In an essay in The Hill, U.S. Rep. Pramila Jayapal (D-Wash.) and Dr. Susan Rogers of Physicians for a National Health Program said there’s an urgent need to end the program.

 

“As a physician and a member of Congress, we’ve never heard a senior ask for their health care to be more complicated, or to have their choice of traditional Medicare taken away,” they wrote. “But that’s exactly what Direct Contracting would do. Traditional Medicare has proven its value for more than half a century.
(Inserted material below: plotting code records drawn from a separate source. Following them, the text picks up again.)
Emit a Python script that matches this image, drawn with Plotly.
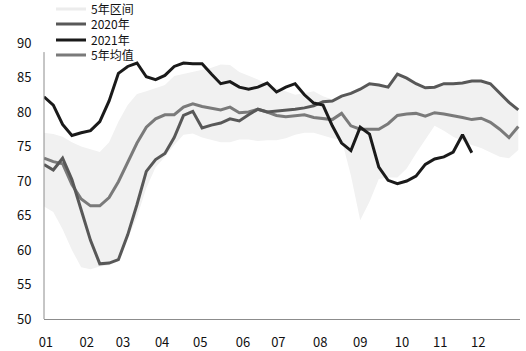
import plotly.graph_objects as go

weeks = list(range(52))

band_upper = [77.0, 76.8, 76.4, 75.6, 75.0, 74.6, 74.2, 75.6, 78.6, 81.0,
              82.6, 83.0, 83.4, 83.9, 85.2, 85.5, 85.8, 86.0, 86.4, 86.9,
              86.8, 85.8, 85.3, 84.7, 84.0, 83.5, 83.1, 82.5, 82.7, 83.0,
              82.3, 81.8, 82.3, 82.7, 83.3, 84.1, 83.9, 83.6, 85.5, 84.9,
              84.1, 83.5, 83.6, 84.1, 84.1, 84.2, 84.5, 84.5, 84.1, 82.7,
              81.4, 80.3]
band_lower = [66.3, 65.5, 63.0, 60.0, 57.5, 57.2, 57.6, 57.8, 58.4, 61.5,
              64.8, 69.0, 72.0, 73.5, 75.2, 76.7, 76.9, 76.3, 76.0, 75.6,
              75.6, 76.0, 76.0, 75.8, 75.9, 75.9, 76.2, 76.7, 77.0, 77.0,
              76.6, 76.2, 76.0, 70.8, 64.3, 67.0, 70.3, 70.5, 70.5, 71.8,
              74.0, 76.0, 78.0, 77.3, 76.4, 75.8, 75.2, 74.8, 74.2, 73.5,
              73.3, 74.5]
y2020 = [72.4, 71.6, 73.3, 70.2, 65.8, 61.4, 58.0, 58.1, 58.6, 62.2,
         66.6, 71.4, 73.1, 74.0, 76.3, 79.5, 80.1, 77.7, 78.1, 78.4,
         79.0, 78.7, 79.6, 80.4, 80.0, 80.1, 80.3, 80.4, 80.6, 80.9,
         81.5, 81.6, 82.3, 82.7, 83.3, 84.1, 83.9, 83.6, 85.5, 84.9,
         84.1, 83.5, 83.6, 84.1, 84.1, 84.2, 84.5, 84.5, 84.1, 82.7,
         81.4, 80.3]
y2021 = [82.2, 81.0, 78.2, 76.6, 77.0, 77.3, 78.6, 81.6, 85.6, 86.6,
         87.1, 85.1, 84.7, 85.3, 86.6, 87.1, 87.0, 87.0, 85.5, 84.1,
         84.4, 83.6, 83.3, 83.6, 84.2, 82.9, 83.6, 84.1, 82.5, 81.3,
         81.0, 78.0, 75.5, 74.4, 77.8, 76.8, 72.0, 70.1, 69.6, 70.0,
         70.7, 72.4, 73.2, 73.5, 74.2, 76.7, 74.1]
avg5 = [73.3, 72.8, 72.5, 69.5, 67.4, 66.4, 66.4, 67.6, 69.9, 72.6,
        75.5, 77.8, 79.0, 79.6, 79.6, 80.7, 81.2, 80.8, 80.5, 80.3,
        80.7, 79.9, 80.0, 80.4, 80.0, 79.5, 79.3, 79.5, 79.6, 79.2,
        79.0, 78.9, 79.8, 78.0, 77.5, 77.5, 77.5, 78.3, 79.5, 79.7,
        79.8, 79.4, 79.9, 79.7, 79.5, 79.2, 78.9, 79.1, 78.5, 77.5,
        76.3, 77.9]

month_labels = ["01", "02", "03", "04", "05", "06", "07", "08", "09", "10", "11", "12"]
month_pos = [0.2, 4.6, 8.5, 12.7, 16.8, 21.4, 25.2, 29.7, 34.0, 38.5, 42.6, 46.7]
y_ticks = [50, 55, 60, 65, 70, 75, 80, 85, 90]

FONT = "Noto Sans CJK SC, Noto Sans, sans-serif"

fig = go.Figure()

# 5-year band
fig.add_trace(go.Scatter(x=weeks, y=band_lower, mode="lines",
                         line=dict(width=0, color="#f0f0f0"),
                         showlegend=False, hoverinfo="skip"))
fig.add_trace(go.Scatter(x=weeks, y=band_upper, mode="lines",
                         line=dict(width=0, color="#f0f0f0"),
                         fill="tonexty", fillcolor="#f1f1f1",
                         showlegend=False, hoverinfo="skip"))
# legend entry for band
fig.add_trace(go.Scatter(x=[None], y=[None], mode="lines", name="5年区间",
                         line=dict(width=3, color="#ececec"), legend="legend"))

fig.add_trace(go.Scatter(x=weeks, y=avg5, mode="lines", name="5年均值",
                         line=dict(width=3, color="#7a7a7a"), legend="legend4"))
fig.add_trace(go.Scatter(x=weeks, y=y2020, mode="lines", name="2020年",
                         line=dict(width=3, color="#585858"), legend="legend2"))
fig.add_trace(go.Scatter(x=weeks[:len(y2021)], y=y2021, mode="lines", name="2021年",
                         line=dict(width=3, color="#1a1a1a"), legend="legend3"))

H0, H1 = 43, 319
def py(px):
    return (H1 - px) / (H1 - H0)

lx = (51 - 44) / 476
leg_common = dict(x=lx, xanchor="left", yanchor="middle",
                  bgcolor="rgba(0,0,0,0)", font=dict(family=FONT, size=12, color="#111"),
                  borderwidth=0)

fig.update_layout(
    width=526, height=351,
    margin=dict(l=44, r=6, t=43, b=32, autoexpand=False),
    paper_bgcolor="white", plot_bgcolor="white",
    font=dict(family=FONT, size=13, color="#111"),
    legend=dict(y=py(9), **leg_common),
    legend2=dict(y=py(24), **leg_common),
    legend3=dict(y=py(40), **leg_common),
    legend4=dict(y=py(55), **leg_common),
    xaxis=dict(range=[0, 476 / 9.3], tickvals=month_pos, ticktext=month_labels,
               showgrid=False, zeroline=False, showline=True, linecolor="#8c8c8c",
               linewidth=1, ticks="outside", ticklen=11, tickcolor="rgba(0,0,0,0)",
               tickfont=dict(family=FONT, size=13, color="#111"), automargin=False),
    yaxis=dict(range=[50, 90], tickvals=y_ticks, showgrid=False, zeroline=False,
               showline=False, ticks="outside", ticklen=9, tickcolor="rgba(0,0,0,0)",
               tickfont=dict(family=FONT, size=13, color="#111"), automargin=False),
    shapes=[dict(type="line", xref="paper", yref="paper", x0=0, x1=0, y0=0, y1=0.967,
                 line=dict(color="#8c8c8c", width=1))],
    showlegend=True,
)

fig.write_html("out.html")
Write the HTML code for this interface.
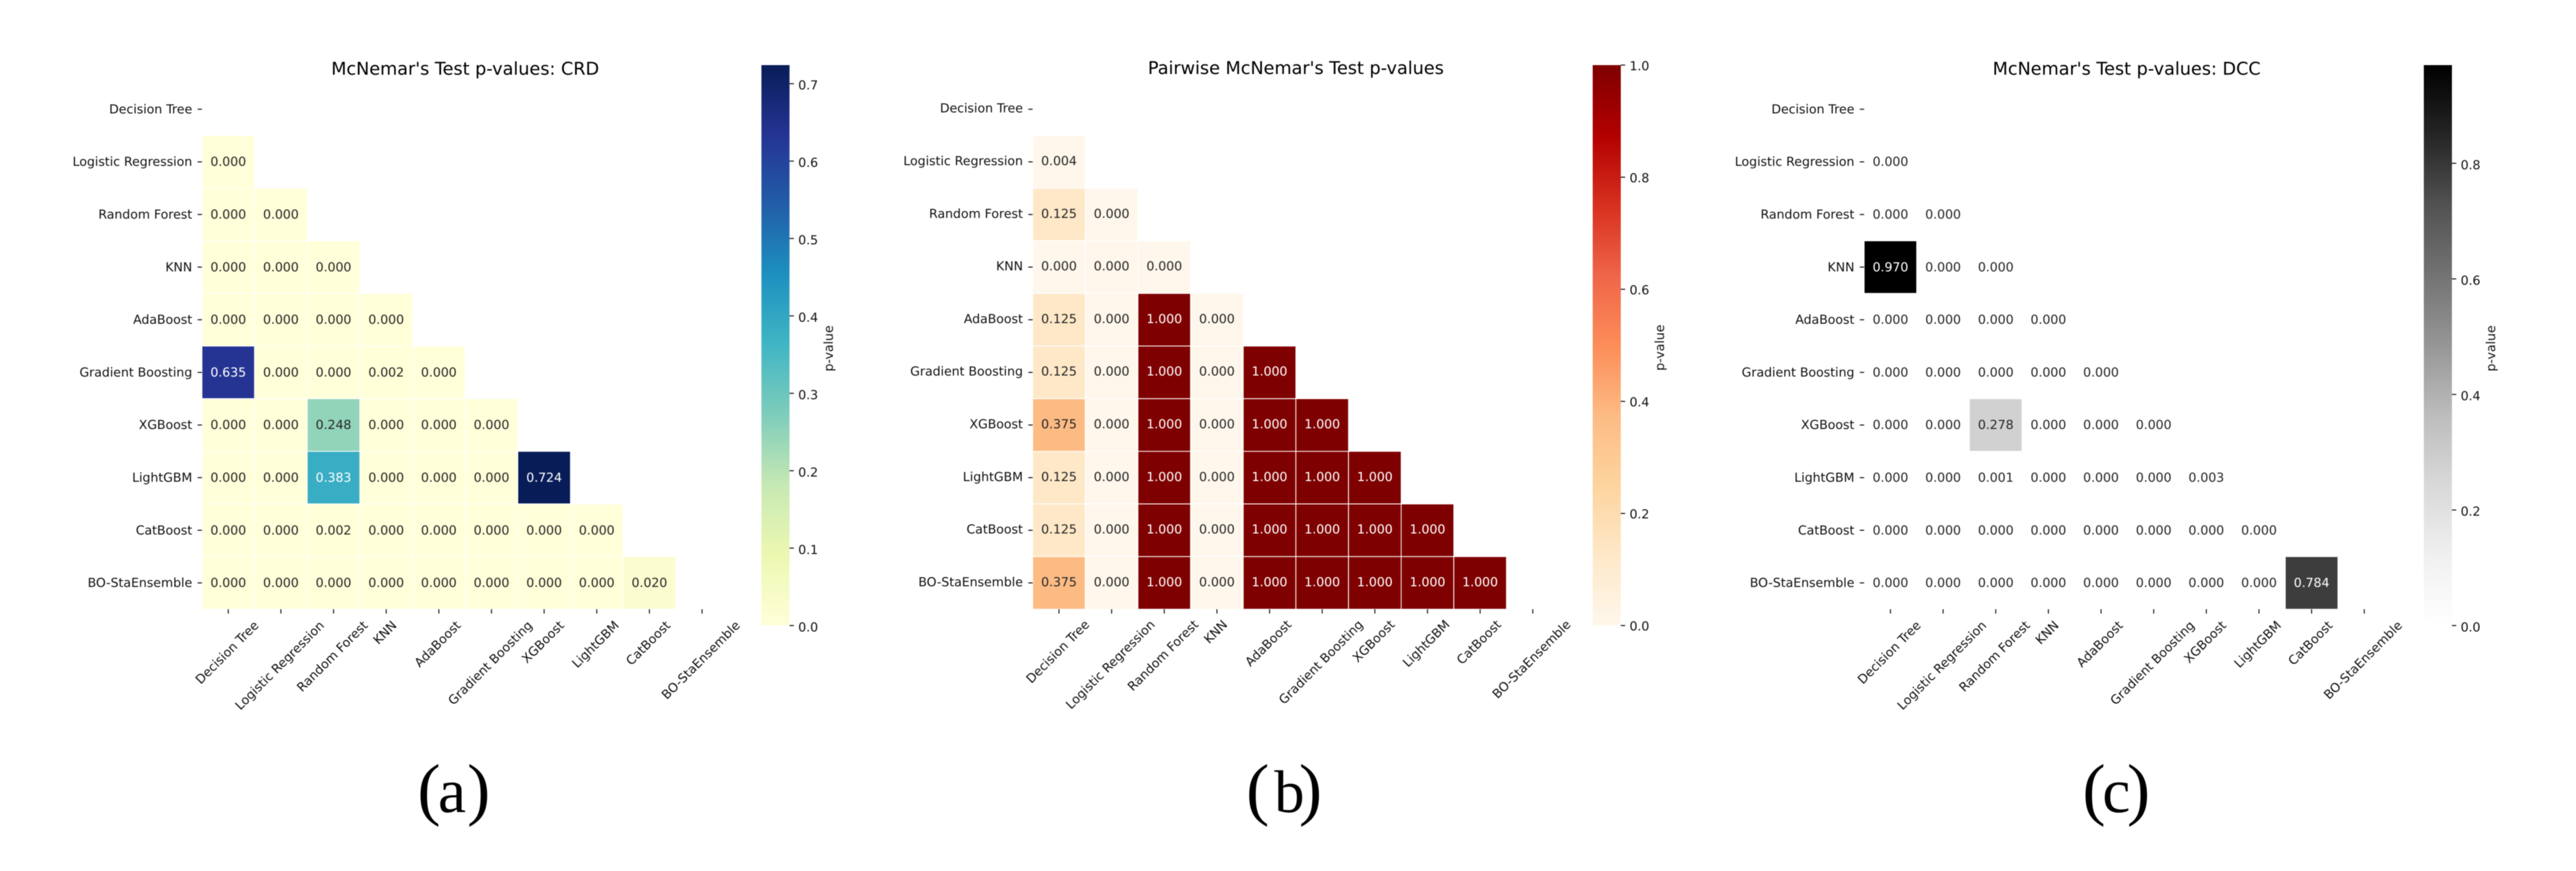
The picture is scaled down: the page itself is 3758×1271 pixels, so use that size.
<!DOCTYPE html>
<html lang="en">
<head>
<meta charset="utf-8">
<title>McNemar's Test p-values</title>
<style>
html,body{margin:0;padding:0;background:#fff;}
svg{display:block;font-family:"DejaVu Sans","Liberation Sans",sans-serif;text-rendering:geometricPrecision;filter:blur(0.55px);}
.caption{font-family:"Liberation Serif",serif;fill:#000;}
</style>
</head>
<body>
<svg id="figure" xmlns="http://www.w3.org/2000/svg" width="3758" height="1271" viewBox="0 0 3758 1271">
<rect x="0" y="0" width="3758" height="1271" fill="#ffffff"/>
<defs id="defs"></defs>
<text class="caption" y="1185"><tspan x="609" font-size="101">(</tspan><tspan x="639" font-size="92">a</tspan><tspan x="681.5" font-size="101">)</tspan></text>
<text class="caption" y="1185"><tspan x="1818" font-size="101">(</tspan><tspan x="1859" font-size="88">b</tspan><tspan x="1895" font-size="101">)</tspan></text>
<text class="caption" y="1185"><tspan x="3038" font-size="101">(</tspan><tspan x="3067" font-size="92">c</tspan><tspan x="3103" font-size="101">)</tspan></text>
</svg>
<script>
const categories = ["Decision Tree","Logistic Regression","Random Forest","KNN","AdaBoost","Gradient Boosting","XGBoost","LightGBM","CatBoost","BO-StaEnsemble"];

const crdValues = [
  [],
  [0.000],
  [0.000,0.000],
  [0.000,0.000,0.000],
  [0.000,0.000,0.000,0.000],
  [0.635,0.000,0.000,0.002,0.000],
  [0.000,0.000,0.248,0.000,0.000,0.000],
  [0.000,0.000,0.383,0.000,0.000,0.000,0.724],
  [0.000,0.000,0.002,0.000,0.000,0.000,0.000,0.000],
  [0.000,0.000,0.000,0.000,0.000,0.000,0.000,0.000,0.020]
];
const pairwiseValues = [
  [],
  [0.004],
  [0.125,0.000],
  [0.000,0.000,0.000],
  [0.125,0.000,1.000,0.000],
  [0.125,0.000,1.000,0.000,1.000],
  [0.375,0.000,1.000,0.000,1.000,1.000],
  [0.125,0.000,1.000,0.000,1.000,1.000,1.000],
  [0.125,0.000,1.000,0.000,1.000,1.000,1.000,1.000],
  [0.375,0.000,1.000,0.000,1.000,1.000,1.000,1.000,1.000]
];
const dccValues = [
  [],
  [0.000],
  [0.000,0.000],
  [0.970,0.000,0.000],
  [0.000,0.000,0.000,0.000],
  [0.000,0.000,0.000,0.000,0.000],
  [0.000,0.000,0.278,0.000,0.000,0.000],
  [0.000,0.000,0.001,0.000,0.000,0.000,0.003],
  [0.000,0.000,0.000,0.000,0.000,0.000,0.000,0.000],
  [0.000,0.000,0.000,0.000,0.000,0.000,0.000,0.000,0.784]
];
const crdTicks = ["0.0","0.1","0.2","0.3","0.4","0.5","0.6","0.7"];
const pairwiseTicks = ["0.0","0.2","0.4","0.6","0.8","1.0"];
const dccTicks = ["0.0","0.2","0.4","0.6","0.8"];

const ylgnbuStops = ["#ffffd9","#edf8b1","#c7e9b4","#7fcdbb","#41b6c4","#1d91c0","#225ea8","#253494","#081d58"];
const orrdStops = ["#fff7ec","#fee8c8","#fdd49e","#fdbb84","#fc8d59","#ef6548","#d7301f","#b30000","#7f0000"];
const greysStops = ["#ffffff","#f0f0f0","#d9d9d9","#bdbdbd","#969696","#737373","#525252","#252525","#000000"];

const NS = "http://www.w3.org/2000/svg";
const fig = document.getElementById("figure");
const defs = document.getElementById("defs");

const PITCH = 76.8, TOP = 121, BOTTOM = TOP + PITCH * categories.length;
const CB_TOP = 95, CB_BOTTOM = 912.8, CB_W = 41, TICK = 6.35, PAD = 6.35;
const FS = 18.2, TITLE_FS = 25.7, INK = "#262626", LABEL = "#111111";

function make(tag, attrs, parent) {
  const el = document.createElementNS(NS, tag);
  for (const k in attrs) el.setAttribute(k, attrs[k]);
  parent.appendChild(el);
  return el;
}
function hexToRgb(h) { return [1,3,5].map(i => parseInt(h.substr(i,2),16)); }
function cmapColor(stops, t) {
  t = Math.max(0, Math.min(1, t));
  const p = t * (stops.length - 1), i = Math.min(Math.floor(p), stops.length - 2), f = p - i;
  const a = hexToRgb(stops[i]), b = hexToRgb(stops[i+1]);
  return a.map((v,k) => Math.round(v + (b[k]-v)*f));
}
function luminance(rgb) {
  const l = rgb.map(v => { v/=255; return v<=0.03928 ? v/12.92 : Math.pow((v+0.055)/1.055,2.4); });
  return 0.2126*l[0]+0.7152*l[1]+0.0722*l[2];
}
function slug(s) { return s.toLowerCase().replace(/[^a-z0-9]+/g,"-"); }

function drawPanel(p) {
  const values = p.values, ticks = p.ticks, stops = p.stops;
  const vmax = Math.max.apply(null, values.map(r => r.length ? Math.max.apply(null, r) : 0));
  const xCenter = c => p.left + (c + 0.5) * PITCH;
  const yCenter = r => TOP + (r + 0.5) * PITCH;
  const cbY = v => CB_BOTTOM - (v / vmax) * (CB_BOTTOM - CB_TOP);

  const g = make("g", {}, fig);
  
  

  const title = make("text", {x: p.left + 384 + p.titleDx, y: 109 + p.textDy, "text-anchor":"middle", "font-size":TITLE_FS, fill:"#000"}, g);
  
  
  title.textContent = p.title;

  values.forEach((row, r) => {
    row.forEach((v, c) => {
      const rgb = cmapColor(stops, v / vmax);
      const cell = make("rect", {x: p.left + c*PITCH, y: TOP + r*PITCH, width: PITCH, height: PITCH, fill:"rgb("+rgb.join(",")+")", stroke:"#ffffff", "stroke-width":1.2}, g);
      
      
    });
  });
  values.forEach((row, r) => {
    row.forEach((v, c) => {
      const rgb = cmapColor(stops, v / vmax);
      const label = make("text", {x: xCenter(c), y: yCenter(r) + 6 + p.textDy, "text-anchor":"middle", "font-size":FS, fill: luminance(rgb) > 0.408 ? INK : "#ffffff"}, g);
      
      
      label.textContent = v.toFixed(3);
    });
  });

  categories.forEach((name, i) => {
    const yt = make("line", {x1: p.left - TICK, x2: p.left, y1: yCenter(i), y2: yCenter(i), stroke:"#111", "stroke-width":1.45}, g);
    
    

    const yl = make("text", {x: p.left - TICK - PAD - 1.5, y: yCenter(i) + 6 + p.textDy, "text-anchor":"end", "font-size":FS, fill:LABEL}, g);
    
    
    yl.textContent = name;

    const xt = make("line", {x1: xCenter(i), x2: xCenter(i), y1: BOTTOM, y2: BOTTOM + TICK, stroke:"#111", "stroke-width":1.45}, g);
    
    

    const xl = make("text", {"text-anchor":"middle", "font-size":FS, fill:LABEL, y: 5}, g);
    
    
    xl.textContent = name;
    const w = xl.getComputedTextLength();
    const boxH = (w + 21) * Math.SQRT1_2;
    const cy = BOTTOM + TICK + PAD + boxH / 2 + p.textDy + 1;
    xl.setAttribute("transform", "translate(" + (xCenter(i) - 1) + "," + cy + ") rotate(-45)");
  });

  const gradId = p.id + "-gradient";
  const grad = make("linearGradient", {id: gradId, x1:0, y1:1, x2:0, y2:0}, defs);
  stops.forEach((s, i) => { make("stop", {offset: i/(stops.length-1), "stop-color": s}, grad); });

  const bar = make("rect", {x: p.cbLeft, y: CB_TOP, width: CB_W, height: CB_BOTTOM - CB_TOP, fill:"url(#"+gradId+")"}, g);
  
  

  ticks.forEach(t => {
    const y = cbY(parseFloat(t));
    const m = make("line", {x1: p.cbLeft + CB_W, x2: p.cbLeft + CB_W + TICK, y1: y, y2: y, stroke:"#111", "stroke-width":1.45}, g);
    
    
    const l = make("text", {x: p.cbLeft + CB_W + TICK + PAD, y: y + 8.5 + p.textDy, "font-size":FS, fill:LABEL}, g);
    
    
    l.textContent = t;
  });

  const cbx = p.cbLeft + CB_W + 63;
  const cbl = make("text", {"text-anchor":"middle", "font-size":FS, fill:LABEL, transform:"translate(" + cbx + "," + (508.5 + p.textDy) + ") rotate(-90)"}, g);
  
  
  cbl.textContent = "p-value";
}

drawPanel({id:"crd", title:"McNemar's Test p-values: CRD", values:crdValues, ticks:crdTicks, stops:ylgnbuStops, left:294.6, cbLeft:1110.8, textDy:0, titleDx:0});
drawPanel({id:"pairwise", title:"Pairwise McNemar's Test p-values", values:pairwiseValues, ticks:pairwiseTicks, stops:orrdStops, left:1506.5, cbLeft:2323.5, textDy:-1.2, titleDx:0});
drawPanel({id:"dcc", title:"McNemar's Test p-values: DCC", values:dccValues, ticks:dccTicks, stops:greysStops, left:2719.5, cbLeft:3536, textDy:0, titleDx:-1});
</script>
</body>
</html>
Instead of selling it off to the highest bidder, let’s strengthen and improve its benefits while working to expand it to cover every American.”

 

ACO-REACH companies have an incentive to limit care since funds not used for patient services can also be kept by the private ventures.

 

Dr. Abdul El-Sayed, former health director for Detroit, said, “Everyone from traditional health insurers to private equity firms are lining up to cash in. But Direct Contracting isn’t a matter of law; Congress never voted on this. It’s just a pilot program designed by the Trump administration … that the Biden administration is now carrying forward. They could kill Direct Contracting in its tracks if they wanted to.”

 

For more information, check out https://protectmedicare.net/ or write Kay Tillow, coordinator

Unions Committee for Single Payer Health Care, P. O. Box 17595, Louisville, KY 40217.

 

Resolution to stop a new Medicare program backed by the Trump Administration and now called Medicare ACO-REACH

WHEREAS when seniors and retirees become eligible to apply for Medicare, the majority of them choose Traditional Medicare (the original program where Medicare pays the participating doctor directly) versus the Medicare Advantage Program, a “third party for-profit middleman insurance company” that is paid monthly by Medicare to manage patient’s care and authorizes payment to the patient’s doctor; and

WHEREAS the former Trump administration supported a new pilot Medicare program created by a section of CMMS called CMMSI (Center for Medicare & Medicaid Services Innovation), and the new Medicare program named ACO-REACH (Accountable Care Organization-Realizing Equity, Access, and Community Health) claims to be a new Medicare value-based payment demonstration model, but it is actually a “third party for-profit insurance company” program that will rapidly drain away the Medicare Trust; and

WHEREAS this new program is set to be launched on January 1, 2023, with no current Congressional oversight; and

WHEREAS According to Physicians for a National Health Program, ACO-REACH allows doctors and their offices to convert a patients’ Traditional Medicare choice into ACO-REACH coverage without first informing their patients about the change nor getting their patients’ written permission; and

WHEREAS doctors and their offices will have a financial incentive to convert to ACO-REACH coverage as they will also be allowed to keep up to 40% of their revenue that they don’t spend on health-care services as overhead resulting in a “windfall profit” versus Traditional Medicare Programs that are only allowed to keep the balance of 2% of their revenue after paying for overhead;  and

WHEREAS doctors and their offices will have an additional financial incentive as ACO-REACH will pay money to treat their patients with more complicated diagnoses by allowing doctors to “up code” additional diagnoses. (Up-coding is a practice that has led to fraud by exaggerating or including related, but unnecessary, diagnoses, leading to higher costs); and

WHEREAS President Biden at an April 2019 rally in Pittsburgh – where he kicked off his campaign for the White House – called himself a “union man,” and

WHEREAS if the Biden/Harris Administration does not stop the deployment of Medicare ACO-REACH by HHS/CMMS now, it potentially could make things worse since the Congressional Budget Office has already projected the insolvency of the Medicare Hospital Trust in 2026 that could affect 52.6 million seniors whose care is provided by the Trust,

NOW THEREFORE

BE IT RESOLVED that the Labor Council of West Central Illinois opposes CMMSI’s Medicare ACO-REACH program and respectfully asks the Biden/Harris administration to immediately stop and dismantle the ACO-REACH Program, and instead, immediately protect and preserve Traditional Medicare plus adding coverage for Hearing, Vision and Dental Care.